Brian Hall is the director of the Eureka Rescue Mission and said the Mission shelters anywhere from 40-50 women and children and nearly 90 men each night. They provide a number of services for the homeless that extend beyond just a place to sleep. They offer access to the county’s Department of Health and Human Services workers, showers and hot meals. Hall said the Mission served over 13,000 meals in October alone.
“It’s really easy to drive down the street and see people pushing a cart and to point at those people and be offended,” Hall told the Outpost. “But unless you’ve suffered some of their trauma, then you don’t really know how they got there. Most people that come [to the Mission] are broken and we don’t want to break them anymore.”

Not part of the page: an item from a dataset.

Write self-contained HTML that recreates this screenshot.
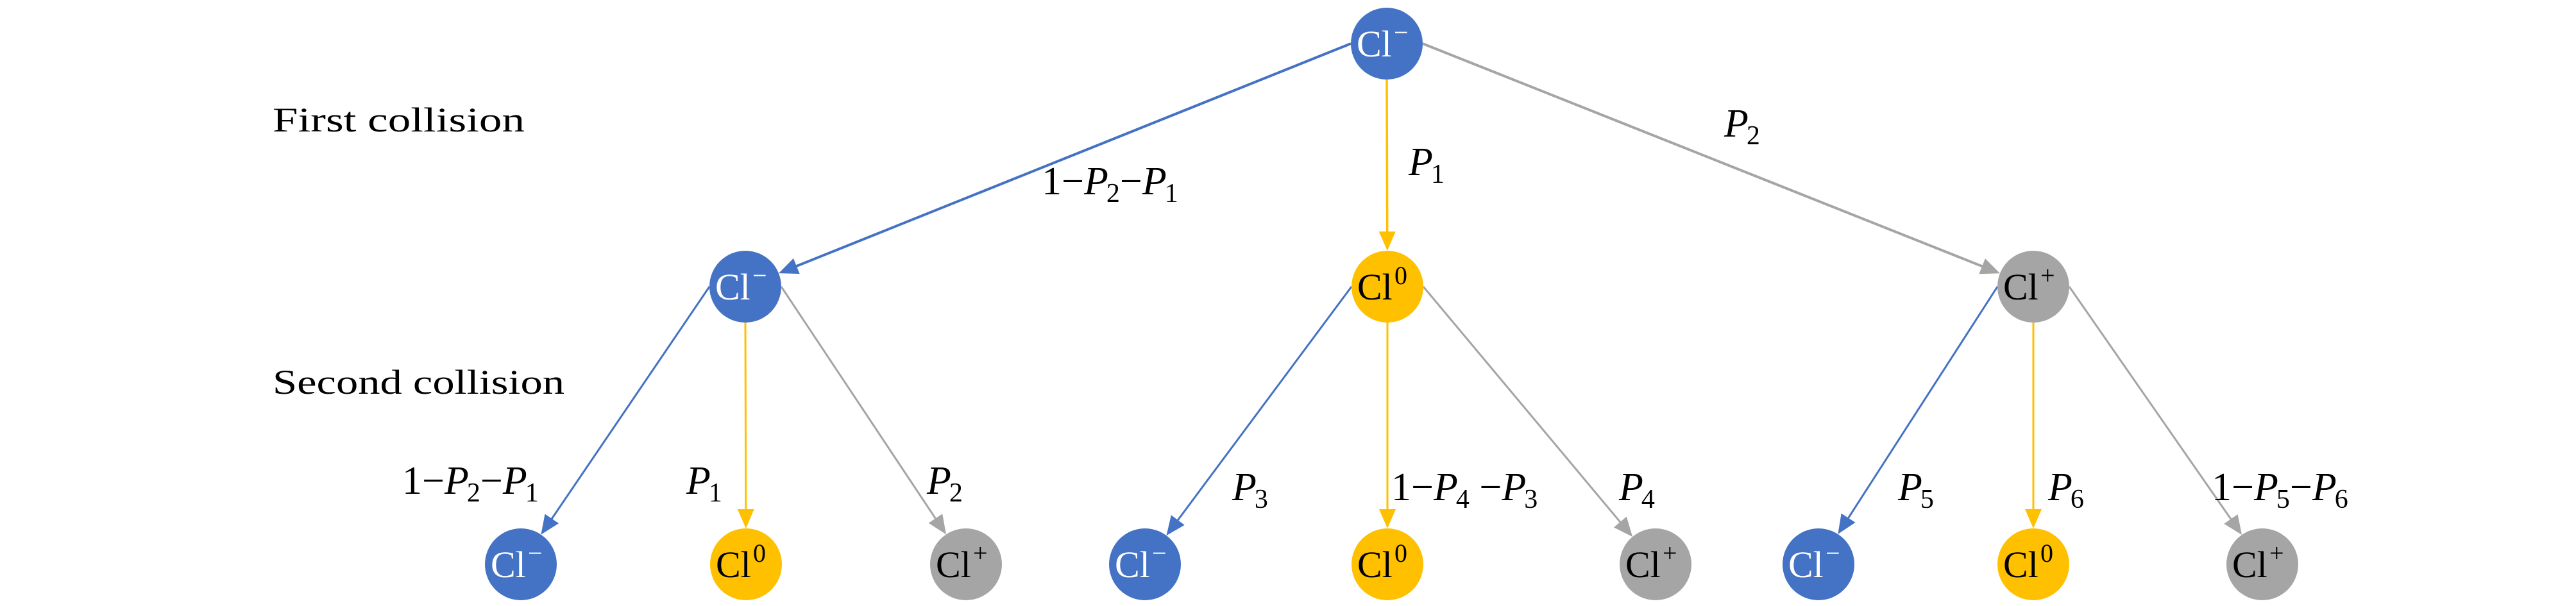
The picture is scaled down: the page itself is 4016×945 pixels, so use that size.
<!DOCTYPE html>
<html><head><meta charset="utf-8">
<style>
html,body{margin:0;padding:0;background:#fff;}
svg{display:block;}
text{font-family:"Liberation Serif","DejaVu Serif",serif;}
</style></head>
<body>
<svg id="s" width="4016" height="945" viewBox="0 0 4016 945" xmlns="http://www.w3.org/2000/svg" font-family="'Liberation Serif', 'DejaVu Serif', serif">
<g id="edges"></g>
<g id="nodes"></g>
<g font-size="54" fill="#000">
<text x="425" y="205" textLength="393" lengthAdjust="spacingAndGlyphs">First collision</text>
<text x="425" y="614" textLength="455" lengthAdjust="spacingAndGlyphs">Second collision</text>
</g>
<g id="labels" font-size="62" fill="#000"></g>
</svg>
<script>
var NS="http://www.w3.org/2000/svg";
var B="#4472C4",Y="#FFC000",G="#A5A5A5";
var R=56;
var N={
 t:[2162,68,B,"−"],
 a:[1162,447,B,"−"], b:[2163,447,Y,"0"], c:[3170,447,G,"+"],
 a1:[812,880,B,"−"], a2:[1163,880,Y,"0"], a3:[1506,880,G,"+"],
 b1:[1785,880,B,"−"], b2:[2163,880,Y,"0"], b3:[2581,880,G,"+"],
 c1:[2835,880,B,"−"], c2:[3170,880,Y,"0"], c3:[3527,880,G,"+"]
};
function el(t,a,p){var e=document.createElementNS(NS,t);for(var k in a)e.setAttribute(k,a[k]);(p||document.getElementById("s")).appendChild(e);return e;}
var E=document.getElementById("edges");
function edge(f,to,side,col,w){
 var A=N[f],T=N[to],sx,sy;
 if(side=="l"){sx=A[0]-R;sy=A[1];}else if(side=="r"){sx=A[0]+R;sy=A[1];}else{sx=A[0];sy=A[1]+R;}
 var dx=T[0]-sx,dy=T[1]-sy,L=Math.sqrt(dx*dx+dy*dy),ux=dx/L,uy=dy/L;
 var tx=T[0]-ux*R,ty=T[1]-uy*R;
 var al=30,aw=13;
 var bx=tx-ux*al,by=ty-uy*al;
 el("line",{x1:sx,y1:sy,x2:bx+ux*2,y2:by+uy*2,stroke:col,"stroke-width":w},E);
 el("polygon",{points:tx+","+ty+" "+(bx-uy*aw)+","+(by+ux*aw)+" "+(bx+uy*aw)+","+(by-ux*aw),fill:col},E);
}
edge("t","a","l",B,4);edge("t","b","b",Y,3.5);edge("t","c","r",G,4);
edge("a","a1","l",B,3);edge("a","a2","b",Y,3);edge("a","a3","r",G,3);
edge("b","b1","l",B,3);edge("b","b2","b",Y,3);edge("b","b3","r",G,3);
edge("c","c1","l",B,3);edge("c","c2","b",Y,3);edge("c","c3","r",G,3);
var ND=document.getElementById("nodes");
for(var k in N){var n=N[k];
 el("circle",{cx:n[0],cy:n[1],r:R,fill:n[2]},ND);
 var tc=n[2]==B?"#fff":"#000";
 var t=el("text",{x:n[0]-47,y:n[1]+20,"font-size":58,fill:tc},ND);
 t.textContent="Cl";
 var s=el("text",{x:n[0]+11,y:n[1]-4,"font-size":40,fill:tc},ND);
 s.textContent=n[3];
}
var LB=document.getElementById("labels");
function lab(x,y,parts){
 var t=el("text",{x:x,y:y},LB);
 parts.forEach(function(p){
  if(p[0]=="P"){
   var ts=document.createElementNS(NS,"tspan");ts.setAttribute("font-style","italic");ts.textContent="P";t.appendChild(ts);
   var sb=document.createElementNS(NS,"tspan");sb.setAttribute("font-size","42");sb.setAttribute("dy","12");sb.setAttribute("dx","-3");sb.textContent=p[1];t.appendChild(sb);
   var rs=document.createElementNS(NS,"tspan");rs.setAttribute("dy","-12");rs.textContent="\u200B";t.appendChild(rs);}
  else{var ts2=document.createElementNS(NS,"tspan");ts2.textContent=p;t.appendChild(ts2);}
 });
}
lab(1624,303,["1−","P2","−","P1"]);
lab(2196,273,["P1"]);
lab(2688,213,["P2"]);
lab(627,770,["1−","P2","−","P1"]);
lab(1070,770,["P1"]);
lab(1445,770,["P2"]);
lab(1921,780,["P3"]);
lab(2169,780,["1−","P4"," −","P3"]);
lab(2524,780,["P4"]);
lab(2959,780,["P5"]);
lab(3193,780,["P6"]);
lab(3448,780,["1−","P5","−","P6"]);
</script>
</body></html>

Hall said that a lot of the people the Mission serves suffer from mental illness and drug addiction. He said the staff there are “quite prepared” to serve those populations, and he thanked God for EPD’s Community Safety Enhancement Team and the work they do helping people transition from life on the streets.

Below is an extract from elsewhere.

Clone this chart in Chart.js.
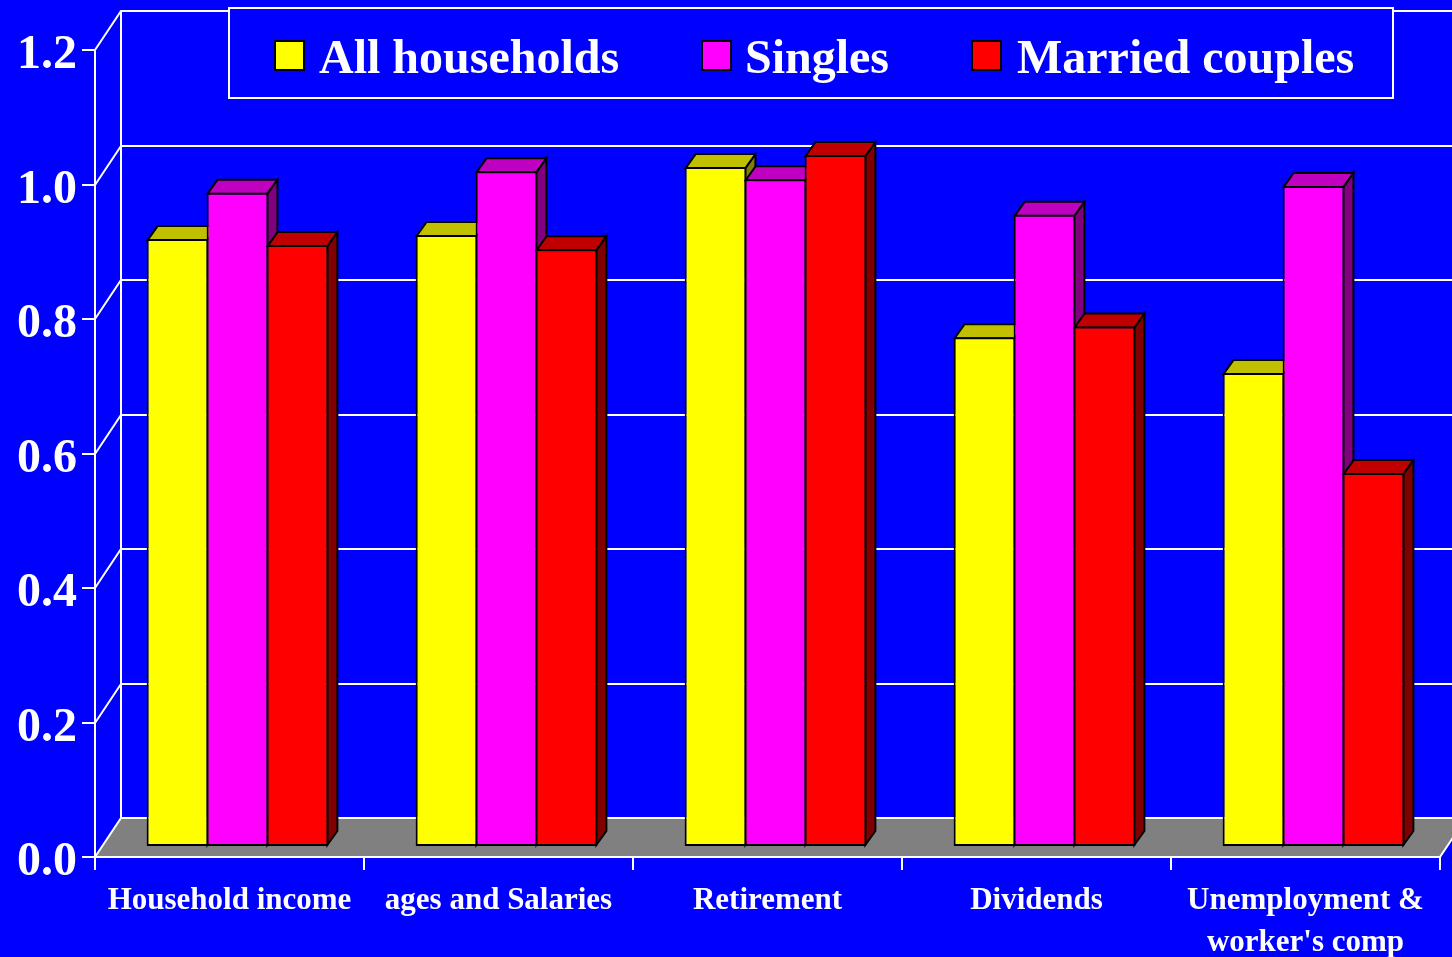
<!DOCTYPE html>
<html>
<head>
<meta charset="utf-8">
<title>Income ratios</title>
<script src="https://cdn.jsdelivr.net/npm/chart.js@4/dist/chart.umd.min.js"></script>
<style>
  html, body { margin: 0; padding: 0; background: #0000ff; overflow: hidden; }
  canvas { display: block; }
</style>
</head>
<body>
<canvas id="myChart" width="1452" height="957"></canvas>
<script>
const categories = ["Household income", "ages and Salaries", "Retirement", "Dividends", ["Unemployment &", "worker's comp"]];
const allHouseholds = [0.904, 0.910, 1.011, 0.758, 0.705];
const singles = [0.973, 1.005, 0.993, 0.940, 0.983];
const marriedCouples = [0.895, 0.889, 1.029, 0.774, 0.556];

const seriesNames = ["All households", "Singles", "Married couples"];
const frontColors = ["#ffff00", "#ff00ff", "#ff0000"];
const topColors = ["#c0c000", "#c000c0", "#c00000"];
const sideColors = ["#808000", "#800080", "#800000"];

const serif = "'Liberation Serif', 'Times New Roman', serif";
const wallX = 26, wallY = -39;   // depth of the floor and back wall
const barX = 8, barY = -10;      // bars stand in the middle of the floor
const capX = 10, capY = -14;     // depth of one bar

function polygon(ctx, pts, fill, stroke, width) {
    ctx.beginPath();
    pts.forEach(function (p, i) {
        if (i === 0) ctx.moveTo(p[0], p[1]);
        else ctx.lineTo(p[0], p[1]);
    });
    ctx.closePath();
    ctx.fillStyle = fill;
    ctx.fill();
    ctx.lineWidth = width;
    ctx.strokeStyle = stroke;
    ctx.stroke();
}

// blue background, grey floor and the white lines of the walls
const wallsPlugin = {
    id: "walls",
    beforeDraw(chart) {
        const ctx = chart.ctx;
        const area = chart.chartArea;
        const y = chart.scales.y;

        // value labels sit a little under their tick marks
        y.getLabelItems().forEach(function (item) {
            item.options.translation[1] += 6;
        });

        ctx.save();
        ctx.fillStyle = "#0000ff";
        ctx.fillRect(0, 0, chart.width, chart.height);

        const zero = y.getPixelForValue(0);
        ctx.fillStyle = "#808080";
        ctx.beginPath();
        ctx.moveTo(area.left, zero);
        ctx.lineTo(area.left + wallX, zero + wallY);
        ctx.lineTo(area.right + wallX, zero + wallY);
        ctx.lineTo(area.right, zero);
        ctx.closePath();
        ctx.fill();

        ctx.strokeStyle = "#ffffff";
        ctx.lineWidth = 2;
        ctx.beginPath();
        y.ticks.forEach(function (t) {
            const py = Math.round(y.getPixelForValue(t.value));
            ctx.moveTo(area.left, py);
            ctx.lineTo(area.left + wallX, py + wallY);
            ctx.lineTo(chart.width + 20, py + wallY);
        });
        ctx.moveTo(area.left + wallX, zero + wallY);
        ctx.lineTo(area.left + wallX, y.getPixelForValue(1.2) + wallY);
        ctx.moveTo(area.right, zero);
        ctx.lineTo(area.right + wallX, zero + wallY);
        ctx.stroke();
        ctx.restore();
    }
};

// paints left series first so each bar overlaps the one before it,
// top and side by hand and the front by the library's bar controller
const barDepthPlugin = {
    id: "barDepth",
    beforeDatasetsDraw(chart) {
        const ctx = chart.ctx;
        chart.data.datasets.forEach(function (ds, i) {
            const meta = chart.getDatasetMeta(i);
            ctx.save();
            ctx.translate(barX, barY);
            meta.data.forEach(function (bar) {
                const l = bar.x - bar.width / 2 + 1;
                const r = bar.x + bar.width / 2 - 1;
                const t = bar.y + 1;
                const b = bar.base - 1;
                polygon(ctx, [[r, t], [r + capX, t + capY], [r + capX, b + capY], [r, b]], sideColors[i], "#000000", 2);
                polygon(ctx, [[l, t], [l + capX, t + capY], [r + capX, t + capY], [r, t]], topColors[i], "#000000", 2);
            });
            meta.controller.draw();
            ctx.restore();
        });
        return false;
    }
};

const legendBoxPlugin = {
    id: "legendBox",
    afterDraw(chart) {
        const ctx = chart.ctx;
        const swatchX = [275, 702, 972];
        const textX = [319, 745, 1017];
        ctx.save();
        ctx.fillStyle = "#0000ff";
        ctx.fillRect(229, 8, 1164, 90);
        ctx.strokeStyle = "#ffffff";
        ctx.lineWidth = 2;
        ctx.strokeRect(229, 8, 1164, 90);
        ctx.font = "bold 48px " + serif;
        ctx.textBaseline = "alphabetic";
        chart.data.datasets.forEach(function (ds, i) {
            ctx.fillStyle = ds.backgroundColor;
            ctx.fillRect(swatchX[i], 41, 29, 29);
            ctx.strokeStyle = "#000000";
            ctx.strokeRect(swatchX[i], 41, 29, 29);
            ctx.fillStyle = "#ffffff";
            ctx.fillText(ds.label, textX[i], 73);
        });
        ctx.restore();
    }
};

const seriesValues = [allHouseholds, singles, marriedCouples];

new Chart("myChart", {
    type: "bar",
    data: {
        labels: categories,
        datasets: seriesNames.map(function (name, i) {
            return {
                label: name,
                data: seriesValues[i],
                backgroundColor: frontColors[i],
                borderColor: "#000000",
                borderWidth: 2,
                borderSkipped: false,
                categoryPercentage: 0.669,
                barPercentage: 1.03,
                clip: false
            };
        })
    },
    plugins: [wallsPlugin, barDepthPlugin, legendBoxPlugin],
    options: {
        responsive: false,
        animation: false,
        layout: { padding: { top: 50, right: 12, bottom: 0, left: 0 } },
        plugins: {
            legend: { display: false },
            tooltip: { enabled: false }
        },
        scales: {
            x: {
                afterFit(scale) { scale.height = 100; },
                border: { color: "#ffffff", width: 2 },
                grid: { drawOnChartArea: false, color: "#ffffff", lineWidth: 2, tickLength: 13 },
                ticks: {
                    color: "#ffffff",
                    font: { family: serif, size: 31, weight: "bold", lineHeight: 1.35 },
                    padding: 10,
                    maxRotation: 0,
                    autoSkip: false
                }
            },
            y: {
                min: 0,
                max: 1.2,
                afterFit(scale) { scale.width = 95; },
                border: { color: "#ffffff", width: 2 },
                grid: { drawOnChartArea: false, color: "#ffffff", lineWidth: 2, tickLength: 13 },
                ticks: {
                    stepSize: 0.2,
                    color: "#ffffff",
                    font: { family: serif, size: 48, weight: "bold" },
                    padding: 5,
                    callback: function (v) { return v.toFixed(1); }
                }
            }
        }
    }
});
</script>
</body>
</html>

“They are really, really good people,” Hall said. “[CSET gets] to take people to places where they know they are going to get help.”
Shelters across the county have a number of reasons for limiting access. Chief Watson called the three main limiting factors the “Three Ps”: pets, property and partners. He also said mental illness and substance abuse are reasons as to why someone may not be granted access. Watson hopes that one of the upsides of the Martin decision will be an uptick in funding and political will to address homelessness and its underlying causes, such as mental health and addiction.
“[The decision] will continue to increase the urgency for the federal and state governments to release more funding to help local governments come up with affordable housing as well as the services needed to treat barriers to housing,” Watson said. “We need more shelters, but the concerns are the money being invested in the temporary shelters are taking money away from more long-term housing solutions.”